Другой весьма существенный предмет, затронутый Де Грефом и вносящий оригинальность в его доктрину,- это не столько построение им нового закона, "закона ограничения" (loi de limitation), сколько протест против мысли Конта, что человечество в своем целом рано или поздно составит ту общественную организацию, которая лежит в основе его социологических синтезов. В просторечии это означает ни больше ни меньше как следующее: государства, как политические организации исторически сложившихся народностей, не призваны к исчезновению даже в отдаленном будущем, что не мешает, разумеется, возникновению не только европейского, но и мирового федерализма. Эта мысль и составляет ближайшую задачу первого тома того обширного сочинения, которое едва ли будет доведено до конца неутомимым бельгийским социологом. Я разумею его "Структуру обществ" (La structure generale des societes).

В таком беглом очерке, каков настоящий, я не могу дать даже приблизительного понятия об этом наиболее обстоятельном и оригинальном из сочинений Де Грефа. Я могу привести из него только отрывок, указывающий, каково задание автора. Всякий общественный агрегат, получаемый путем комбинации населения и территории, является одновременно не только комбинацией биологической и психической, но еще чем-то более сложным и конкретным. В этом агрегате имеется равновесие как внутреннее, так и внешнее. Всякий агрегат, подобно любой органической материи, имеет форму или структуру: ни один не является аморфным; его равновесие никогда не бывает устойчивым. Увеличение массы служит ближайшим и простейшим условием общественной дифференциации. Квантитативная вариация лежит в основе всех вариаций квалитативных. Всякий социальный агрегат, какова бы ни была его масса, раз он имеет определенную форму, необходимо ограничен, как ограничены все силы природы, механические, астрономические, физические, как ограничена и всякая организованная материя. Ограничены также физические и умственные силы человека.
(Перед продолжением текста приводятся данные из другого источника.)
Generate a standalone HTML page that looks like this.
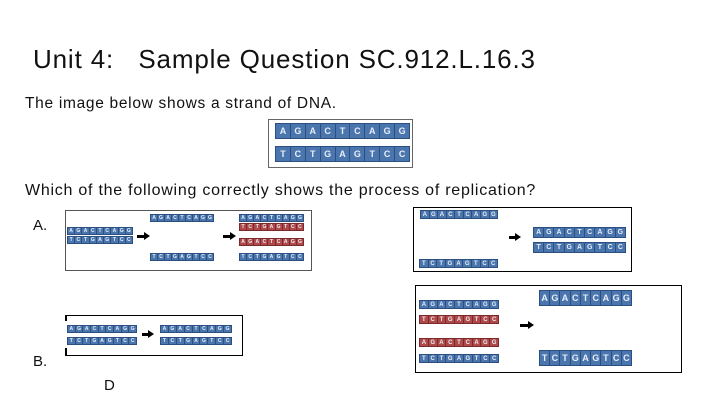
<!DOCTYPE html>
<html><head><meta charset="utf-8"><style>
*{margin:0;padding:0;box-sizing:border-box}
body{width:720px;height:405px;background:#fff;position:relative;overflow:hidden;font-family:"Liberation Sans",sans-serif;color:#111}
.t{position:absolute;white-space:nowrap}
.box{position:absolute;border:2px solid #333}
.s{position:absolute;display:flex;border:1px solid #2b4f80;background:#4a76ad}
.s span{flex:1;color:#e8eef8;font-weight:bold;text-align:center;border-left:1px solid #2b4f80;display:flex;align-items:center;justify-content:center}
.s span:first-child{border-left:none}
.r{background:#b04a4a;border-color:#7a2a2a}
.r span{border-left-color:#7a2a2a}
.ar{position:absolute;height:0;border-top:3px solid #000}
.ar:after{content:"";position:absolute;right:-5px;top:-6px;border-left:6px solid #000;border-top:4.5px solid transparent;border-bottom:4.5px solid transparent}
</style></head><body>
<div class="t" style="left:33px;top:44px;font-size:26px;letter-spacing:0.85px">Unit 4:&nbsp;&nbsp; Sample Question SC.912.L.16.3</div>
<div class="t" style="left:25px;top:95px;font-size:15.5px;letter-spacing:0.7px">The image below shows a strand of DNA.</div>
<div class="t" style="left:25px;top:182px;font-size:16px;letter-spacing:0.75px">Which of the following correctly shows the process of replication?</div>
<div class="t" style="left:33px;top:217px;font-size:15px">A.</div>
<div class="t" style="left:33px;top:353px;font-size:15px">B.</div>
<div class="t" style="left:104px;top:377px;font-size:15px">D</div>

<!-- top strand -->
<div class="box" style="left:268px;top:119px;width:145px;height:49px;border-width:1px;border-color:#666"></div>
<div class="s" style="left:275px;top:123px;width:135px;height:16px;font-size:9px"><span>A</span><span>G</span><span>A</span><span>C</span><span>T</span><span>C</span><span>A</span><span>G</span><span>G</span></div>
<div class="s" style="left:275px;top:146px;width:135px;height:16px;font-size:9px"><span>T</span><span>C</span><span>T</span><span>G</span><span>A</span><span>G</span><span>T</span><span>C</span><span>C</span></div>

<!-- A -->
<div class="box" style="left:65px;top:210px;width:247px;height:61px;border-width:1px;border-color:#555"></div>
<div class="s" style="left:67px;top:227px;width:66px;height:8px;font-size:5px"><span>A</span><span>G</span><span>A</span><span>C</span><span>T</span><span>C</span><span>A</span><span>G</span><span>G</span></div>
<div class="s" style="left:67px;top:236px;width:66px;height:8px;font-size:5px"><span>T</span><span>C</span><span>T</span><span>G</span><span>A</span><span>G</span><span>T</span><span>C</span><span>C</span></div>
<div class="ar" style="left:137px;top:235px;width:8px"></div>
<div class="s" style="left:150px;top:214px;width:64px;height:8px;font-size:5px"><span>A</span><span>G</span><span>A</span><span>C</span><span>T</span><span>C</span><span>A</span><span>G</span><span>G</span></div>
<div class="s" style="left:150px;top:253px;width:64px;height:8px;font-size:5px"><span>T</span><span>C</span><span>T</span><span>G</span><span>A</span><span>G</span><span>T</span><span>C</span><span>C</span></div>
<div class="ar" style="left:223px;top:235px;width:8px"></div>
<div class="s" style="left:239px;top:214px;width:65px;height:8px;font-size:5px"><span>A</span><span>G</span><span>A</span><span>C</span><span>T</span><span>C</span><span>A</span><span>G</span><span>G</span></div>
<div class="s r" style="left:239px;top:223px;width:65px;height:8px;font-size:5px"><span>T</span><span>C</span><span>T</span><span>G</span><span>A</span><span>G</span><span>T</span><span>C</span><span>C</span></div>
<div class="s r" style="left:239px;top:238px;width:65px;height:8px;font-size:5px"><span>A</span><span>G</span><span>A</span><span>C</span><span>T</span><span>C</span><span>A</span><span>G</span><span>G</span></div>
<div class="s" style="left:239px;top:253px;width:65px;height:8px;font-size:5px"><span>T</span><span>C</span><span>T</span><span>G</span><span>A</span><span>G</span><span>T</span><span>C</span><span>C</span></div>

<!-- C (top right) -->
<div class="box" style="left:413px;top:207px;width:219px;height:65px;border-width:1.5px;border-color:#000"></div>
<div class="s" style="left:420px;top:210px;width:78px;height:9px;font-size:6px"><span>A</span><span>G</span><span>A</span><span>C</span><span>T</span><span>C</span><span>A</span><span>G</span><span>G</span></div>
<div class="s" style="left:419px;top:259px;width:79px;height:9px;font-size:6px"><span>T</span><span>C</span><span>T</span><span>G</span><span>A</span><span>G</span><span>T</span><span>C</span><span>C</span></div>
<div class="ar" style="left:509px;top:236px;width:7px"></div>
<div class="s" style="left:533px;top:227px;width:93px;height:11px;font-size:7px"><span>A</span><span>G</span><span>A</span><span>C</span><span>T</span><span>C</span><span>A</span><span>G</span><span>G</span></div>
<div class="s" style="left:533px;top:242px;width:93px;height:11px;font-size:7px"><span>T</span><span>C</span><span>T</span><span>G</span><span>A</span><span>G</span><span>T</span><span>C</span><span>C</span></div>

<!-- D (bottom right) -->
<div class="box" style="left:415px;top:285px;width:267px;height:88px;border-width:1.5px;border-color:#000"></div>
<div class="s" style="left:419px;top:300px;width:80px;height:9px;font-size:6px"><span>A</span><span>G</span><span>A</span><span>C</span><span>T</span><span>C</span><span>A</span><span>G</span><span>G</span></div>
<div class="s r" style="left:419px;top:315px;width:80px;height:9px;font-size:6px"><span>T</span><span>C</span><span>T</span><span>G</span><span>A</span><span>G</span><span>T</span><span>C</span><span>C</span></div>
<div class="s r" style="left:419px;top:338px;width:80px;height:9px;font-size:6px"><span>A</span><span>G</span><span>A</span><span>C</span><span>T</span><span>C</span><span>A</span><span>G</span><span>G</span></div>
<div class="s" style="left:419px;top:354px;width:80px;height:9px;font-size:6px"><span>T</span><span>C</span><span>T</span><span>G</span><span>A</span><span>G</span><span>T</span><span>C</span><span>C</span></div>
<div class="ar" style="left:520px;top:324px;width:9px"></div>
<div class="s" style="left:539px;top:290px;width:93px;height:16px;font-size:9px"><span>A</span><span>G</span><span>A</span><span>C</span><span>T</span><span>C</span><span>A</span><span>G</span><span>G</span></div>
<div class="s" style="left:539px;top:350px;width:93px;height:16px;font-size:9px"><span>T</span><span>C</span><span>T</span><span>G</span><span>A</span><span>G</span><span>T</span><span>C</span><span>C</span></div>

<!-- B -->
<div style="position:absolute;left:65px;top:315px;width:178px;height:41px;border-top:1.5px solid #000;border-right:1.5px solid #000;border-bottom:1.5px solid #000"></div>
<div style="position:absolute;left:65px;top:315px;width:1.5px;height:6px;background:#000"></div>
<div style="position:absolute;left:65px;top:348px;width:1.5px;height:8px;background:#000"></div>
<div class="s" style="left:67px;top:325px;width:70px;height:8px;font-size:5px"><span>A</span><span>G</span><span>A</span><span>C</span><span>T</span><span>C</span><span>A</span><span>G</span><span>G</span></div>
<div class="s" style="left:67px;top:337px;width:70px;height:8px;font-size:5px"><span>T</span><span>C</span><span>T</span><span>G</span><span>A</span><span>G</span><span>T</span><span>C</span><span>C</span></div>
<div class="ar" style="left:142px;top:333px;width:7px"></div>
<div class="s" style="left:160px;top:325px;width:72px;height:8px;font-size:5px"><span>A</span><span>G</span><span>A</span><span>C</span><span>T</span><span>C</span><span>A</span><span>G</span><span>G</span></div>
<div class="s" style="left:160px;top:337px;width:72px;height:8px;font-size:5px"><span>T</span><span>C</span><span>T</span><span>G</span><span>A</span><span>G</span><span>T</span><span>C</span><span>C</span></div>
</body></html>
Этот наипростейший и наиболее общий закон, в силу которого всякая материя, как и всякий организм, имеет свои границы, свою форму, структуру, применим и к человеческим обществам: и они подлежат, так называемому Де Грефом, закону ограничения. Де Греф старается приложить этот общий закон к человеческим обществам, доказывая необходимость государственных границ и обособленности классов. Развитию первой мысли посвящается второй том, а развитию второй — третий.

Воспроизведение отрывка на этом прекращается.